Decent start for Headlam pegged back by pressure on margins

FLOORCOVERINGS firm Headlam says it has enjoyed a good start to 2014.
Burt margins have fallen in both its UK and Contintal European operations.
In an interim management statement for the period from 1 January 2014 to 30 April 2014, the Coleshill company said trading during the first four months of 2014 maintained the improving trend that was evident during the final quarter of 2013.
During the period, group revenue increased by 8.9% compared with the previous year.
UK revenues increased by 11.1% with like for like performance improving by 8.9%.
Comparatives are calculated by reference to a weak period in 2013 which was influenced by particularly unfavourable weather during the first two months and lacklustre markets during months three and four.
Anecdotal evidence relating to the UK floorcovering market points to a slightly more buoyant environment. Whilst the weaker comparatives are a flattering factor and the increased activity in the UK market during the first four months has been contributory, there is no doubt that the UK business has continued to grow market share during this period, Headlam says.

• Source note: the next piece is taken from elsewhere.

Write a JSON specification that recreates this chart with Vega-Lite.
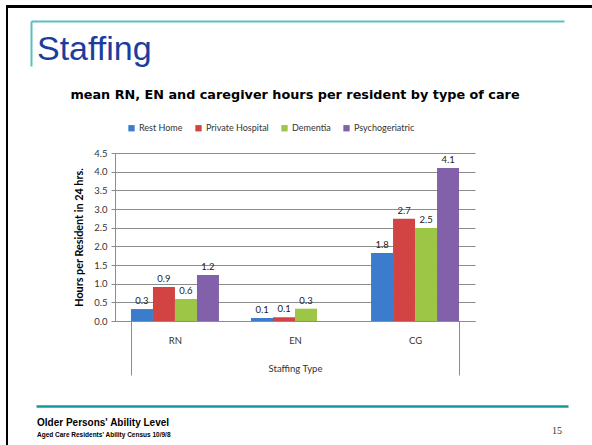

But it warns that despite the more positive trading environment, the market in the UK still remains very competitive and, as a consequence, gross margin improvement continues to be hindered.

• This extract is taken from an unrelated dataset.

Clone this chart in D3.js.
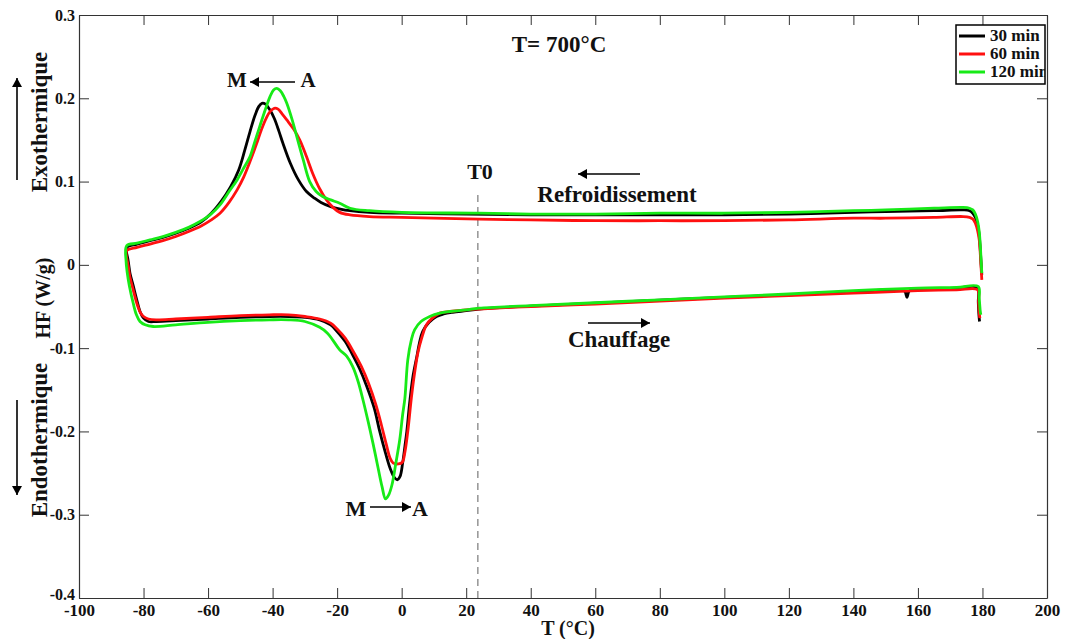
<!DOCTYPE html>
<html><head><meta charset="utf-8">
<script src="https://cdn.jsdelivr.net/npm/d3@7"></script>
<style>
body{margin:0;background:#fff}
text{font-family:"Liberation Serif","Times New Roman",serif;font-weight:bold;fill:#111}
</style>
</head><body><svg id="c" width="1068" height="639"></svg>
<script>
// ---------- data ----------
const xTicks = [-100,-80,-60,-40,-20,0,20,40,60,80,100,120,140,160,180,200];
const yTicks = [-0.4,-0.3,-0.2,-0.1,0,0.1,0.2,0.3];
const seriesNames = ["30 min","60 min","120 min"];
const seriesColors = ["#000000","#ff1010","#17ea17"];
const t0Value = 23.6;

// cooling (Refroidissement), T descending from 180 to -85
const cool30 = [[179.8,-0.012],[179.6,0.0],[179.3,0.02],[179.0,0.035],[178.5,0.048],[177.8,0.057],[177,0.062],[176,0.065],[174,0.066],[165,0.065],[150,0.064],[140,0.063],[120,0.061],[100,0.06],[80,0.06],[60,0.06],[40,0.06],[20,0.061],[0,0.062],[-10,0.063],[-16,0.065],[-19,0.067],[-22,0.07],[-25,0.075],[-27,0.08],[-29.5,0.088],[-32,0.102],[-34.5,0.122],[-36.8,0.146],[-38,0.16],[-39.5,0.176],[-41,0.187],[-42.2,0.193],[-43.3,0.194],[-44.3,0.19],[-45.5,0.179],[-47,0.16],[-48.6,0.138],[-50.5,0.114],[-53,0.094],[-56,0.076],[-59,0.062],[-62,0.052],[-66,0.044],[-70,0.038],[-74,0.033],[-78,0.029],[-82,0.025],[-85.2,0.021]];
const cool60 = [[179.8,-0.018],[179.6,-0.005],[179.3,0.015],[179.0,0.03],[178.5,0.041],[177.8,0.05],[177,0.055],[176,0.057],[174,0.058],[165,0.057],[150,0.056],[140,0.056],[120,0.054],[100,0.053],[80,0.053],[60,0.053],[40,0.054],[24,0.055],[0,0.057],[-10,0.058],[-16,0.06],[-19.2,0.063],[-21.3,0.069],[-23.3,0.078],[-25.5,0.092],[-27.6,0.11],[-29.5,0.13],[-31.6,0.15],[-33.5,0.163],[-35.6,0.174],[-37,0.181],[-38.3,0.187],[-39.5,0.188],[-40.8,0.184],[-42,0.176],[-43.5,0.162],[-45,0.145],[-47,0.124],[-49,0.105],[-51,0.09],[-53.5,0.075],[-56.3,0.062],[-59,0.054],[-62,0.047],[-66,0.04],[-70,0.034],[-74,0.029],[-78,0.025],[-82,0.021],[-85.2,0.017]];
const cool120 = [[179.8,-0.01],[179.6,0.004],[179.3,0.025],[179.0,0.04],[178.5,0.052],[177.8,0.061],[177,0.066],[176,0.068],[174,0.069],[165,0.068],[150,0.066],[140,0.065],[120,0.063],[100,0.062],[80,0.062],[60,0.061],[40,0.061],[24,0.062],[0,0.063],[-10,0.065],[-16,0.068],[-19.2,0.074],[-22,0.078],[-24.5,0.082],[-26.5,0.088],[-28.5,0.1],[-30.5,0.126],[-32.5,0.154],[-34,0.175],[-35.6,0.194],[-36.5,0.202],[-37.6,0.209],[-38.7,0.212],[-39.7,0.21],[-40.8,0.202],[-42.3,0.186],[-44,0.166],[-45.5,0.148],[-47,0.13],[-49,0.116],[-51,0.102],[-53.5,0.088],[-56.3,0.072],[-59.4,0.06],[-62.5,0.052],[-66,0.045],[-70,0.039],[-74,0.034],[-78,0.03],[-82,0.026],[-85.2,0.023]];

// heating (Chauffage), T ascending from -85 to 180
const heat30 = [[-85.3,0.016],[-84.8,0.006],[-84.2,-0.01],[-83.2,-0.025],[-82.1,-0.042],[-81,-0.057],[-80,-0.064],[-78.5,-0.068],[-76,-0.068],[-70,-0.067],[-60,-0.065],[-50,-0.063],[-41,-0.062],[-35,-0.062],[-30,-0.063],[-25.4,-0.066],[-22,-0.072],[-20,-0.08],[-17.5,-0.092],[-15.2,-0.108],[-13,-0.125],[-10.8,-0.146],[-8.5,-0.172],[-6.8,-0.2],[-5,-0.226],[-3.5,-0.245],[-2.3,-0.255],[-1.4,-0.258],[-0.5,-0.254],[0.3,-0.238],[1,-0.218],[1.6,-0.2],[2.5,-0.165],[3.5,-0.134],[4.7,-0.11],[5.5,-0.094],[6.5,-0.08],[8.5,-0.069],[10.8,-0.062],[13,-0.059],[15.8,-0.057],[20,-0.055],[24,-0.053],[40,-0.0495],[60,-0.046],[80,-0.0425],[100,-0.039],[120,-0.036],[140,-0.0325],[155,-0.030],[156,-0.032],[156.6,-0.039],[157.2,-0.032],[158,-0.03],[165,-0.029],[172,-0.028],[178.4,-0.027],[178.7,-0.045],[178.9,-0.06],[179.1,-0.068]];
const heat60 = [[-85.3,0.01],[-84.8,0.0],[-84.2,-0.015],[-83.2,-0.03],[-82.1,-0.046],[-81,-0.057],[-80,-0.062],[-78.5,-0.065],[-76,-0.066],[-70,-0.065],[-60,-0.063],[-50,-0.061],[-41,-0.06],[-35,-0.06],[-30,-0.062],[-25.4,-0.065],[-22,-0.07],[-20,-0.077],[-17.5,-0.088],[-15,-0.104],[-12.5,-0.122],[-10.3,-0.142],[-8,-0.168],[-6.3,-0.192],[-4.8,-0.215],[-3.6,-0.232],[-2.6,-0.238],[-1,-0.239],[0.2,-0.237],[1,-0.225],[1.9,-0.2],[3,-0.16],[4,-0.13],[5,-0.106],[6.2,-0.088],[7.7,-0.072],[9.5,-0.064],[11.8,-0.058],[15,-0.056],[20,-0.054],[24,-0.053],[40,-0.05],[60,-0.047],[80,-0.0435],[100,-0.04],[120,-0.037],[140,-0.034],[160,-0.031],[172,-0.030],[178.5,-0.030],[178.8,-0.045],[179,-0.058],[179.2,-0.064]];
const heat120 = [[-85.4,0.004],[-85.1,-0.008],[-84.4,-0.025],[-83.2,-0.046],[-82.2,-0.06],[-81.1,-0.068],[-79.5,-0.072],[-77,-0.074],[-70,-0.072],[-60,-0.069],[-50,-0.067],[-41,-0.066],[-35,-0.066],[-30,-0.068],[-25.4,-0.075],[-23,-0.082],[-21.4,-0.09],[-19.2,-0.102],[-17,-0.11],[-15.2,-0.122],[-13.5,-0.14],[-12,-0.162],[-10.4,-0.188],[-8.9,-0.214],[-7.4,-0.242],[-6.1,-0.266],[-5,-0.281],[-4,-0.276],[-3,-0.264],[-1.8,-0.238],[-0.6,-0.21],[0.3,-0.18],[1,-0.16],[1.9,-0.114],[3,-0.09],[4,-0.078],[6,-0.068],[8.7,-0.062],[11.8,-0.058],[15,-0.056],[20,-0.054],[24,-0.052],[40,-0.049],[60,-0.0455],[80,-0.042],[100,-0.0385],[120,-0.035],[140,-0.031],[160,-0.028],[172,-0.027],[178.7,-0.026],[179.0,-0.04],[179.3,-0.055],[179.5,-0.06]];

const coolingSeries = [cool30, cool60, cool120];
const heatingSeries = [heat30, heat60, heat120];

// ---------- chart ----------
const svg = d3.select("#c");
const L = 79, R = 1047, T = 15, B = 598;
const x = d3.scaleLinear().domain([-100,200]).range([L,R]);
const y = d3.scaleLinear().domain([-0.4,0.3]).range([B,T]);

const fmtY = d => d === 0 ? "0" : d.toFixed(1);

// frame + axes
const axB = svg.append("g").attr("transform",`translate(0,${B})`)
  .call(d3.axisBottom(x).tickValues(xTicks).tickSizeInner(-10).tickSizeOuter(0).tickPadding(6).tickFormat(d=>String(d)));
const axT = svg.append("g").attr("transform",`translate(0,${T})`)
  .call(d3.axisTop(x).tickValues(xTicks).tickSizeInner(-10).tickSizeOuter(0).tickFormat(""));
const axL = svg.append("g").attr("transform",`translate(${L},0)`)
  .call(d3.axisLeft(y).tickValues(yTicks).tickSizeInner(-10).tickSizeOuter(0).tickPadding(4).tickFormat(fmtY));
const axR = svg.append("g").attr("transform",`translate(${R},0)`)
  .call(d3.axisRight(y).tickValues(yTicks).tickSizeInner(-10).tickSizeOuter(0).tickFormat(""));
[axB,axT,axL,axR].forEach(a=>{
  a.selectAll("path.domain").attr("stroke","#333").attr("stroke-width",1.2);
  a.selectAll(".tick line").attr("stroke","#333").attr("stroke-width",1);
  a.selectAll("text").attr("font-family","Liberation Serif").attr("font-weight","bold").attr("font-size",17).attr("fill","#111");
});
axL.selectAll("text").attr("font-size",16);
axL.selectAll(".tick").filter(d=>d===-0.4).select("text").attr("dy","0.1em");

// T0 dashed line
svg.append("line").attr("x1",x(t0Value)).attr("x2",x(t0Value)).attr("y1",195).attr("y2",B)
  .attr("stroke","#9a9a9a").attr("stroke-width",1.6).attr("stroke-dasharray","7,5");

// curves
const line = d3.line().x(d=>x(d[0])).y(d=>y(d[1])).curve(d3.curveCatmullRom.alpha(0.5));
seriesNames.forEach((n,i)=>{
  const pts = coolingSeries[i].concat(heatingSeries[i]);
  svg.append("path").datum(pts).attr("d",line).attr("fill","none")
    .attr("stroke",seriesColors[i]).attr("stroke-width",2.8).attr("stroke-linejoin","round");
});

// annotations
function arrowHead(px,py,dir){
  const s=9, w=5;
  let p;
  if(dir==='l') p=[[px,py],[px+s,py-w],[px+s,py+w]];
  if(dir==='r') p=[[px,py],[px-s,py-w],[px-s,py+w]];
  if(dir==='u') p=[[px,py],[px-w,py+s],[px+w,py+s]];
  if(dir==='d') p=[[px,py],[px-w,py-s],[px+w,py-s]];
  svg.append("path").attr("d","M"+p.join("L")+"Z").attr("fill","#000");
}
function hArrow(x1,x2,yy){
  svg.append("line").attr("x1",x1).attr("x2",x2).attr("y1",yy).attr("y2",yy).attr("stroke","#000").attr("stroke-width",1.6);
  arrowHead(x2,yy,x2<x1?'l':'r');
}
function vArrow(xx,y1,y2){
  svg.append("line").attr("x1",xx).attr("x2",xx).attr("y1",y1).attr("y2",y2).attr("stroke","#000").attr("stroke-width",1.6);
  arrowHead(xx,y2,y2<y1?'u':'d');
}
const txt = (s,xx,yy,fs,anchor) => svg.append("text").attr("x",xx).attr("y",yy).attr("font-size",fs).attr("text-anchor",anchor||"start").text(s);

txt("T= 700°C",559,52,23,"middle");
txt("T0",480,179,22,"middle");
txt("Refroidissement",617,202,23,"middle");
hArrow(640,578,174);
txt("Chauffage",619,347,23,"middle");
hArrow(588,650,323);
txt("M",237,87,21,"middle");
hArrow(295,250,82);
txt("A",308,87,21,"middle");
txt("M",356,516,22,"middle");
hArrow(370,411,507);
txt("A",420,516,22,"middle");

// y labels
svg.append("text").attr("transform","translate(47,122) rotate(-90)").attr("font-size",23).attr("text-anchor","middle").text("Exothermique");
svg.append("text").attr("transform","translate(50,298) rotate(-90)").attr("font-size",20).attr("text-anchor","middle").text("HF (W/g)");
svg.append("text").attr("transform","translate(47,440) rotate(-90)").attr("font-size",23).attr("text-anchor","middle").text("Endothermique");
vArrow(17,180,78);
vArrow(17,400,495);

// x label
txt("T (°C)",568,635,20,"middle");

// legend
const lg = svg.append("g");
lg.append("clipPath").attr("id","lgclip").append("rect").attr("x",956).attr("y",25).attr("width",89).attr("height",59);
lg.append("rect").attr("x",956).attr("y",25).attr("width",89).attr("height",59).attr("fill","#fff").attr("stroke","#000").attr("stroke-width",1.5);
const lgY = [36,54,72];
seriesNames.forEach((n,i)=>{
  lg.append("line").attr("x1",959).attr("x2",985).attr("y1",lgY[i]).attr("y2",lgY[i]).attr("stroke",seriesColors[i]).attr("stroke-width",3);
  lg.append("text").attr("x",990).attr("y",lgY[i]+5).attr("font-size",17).attr("clip-path","url(#lgclip)").text(n);
});
</script></body></html>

Compared with the period in 2013, gross margin has fallen by 50 basis points, it said.
On the Continent, where markets remain difficult, revenue from itsDutch and French businesses increased by 3.2% and 2.3% respectively.
However, these improvements were offset by a weaker performance from its Swiss business whose revenue contracted by 3.6%.
As with the UK, the continental businesses have also seen a collective fall in gross margin during the period equating to 30 basis points.
Tony Brewer, Headlam’s group chief executive, said: “The group’s improved trading experience during the first four months has been very encouraging particularly since in the UK momentum has continued into May.
“Given the performance to date, the board are cautiously optimistic that the group’s internal financial objectives for 2014 could be exceeded.
“The cautious sentiment is due to a demanding second half objective and a need for floorcovering markets to show continued improvement.”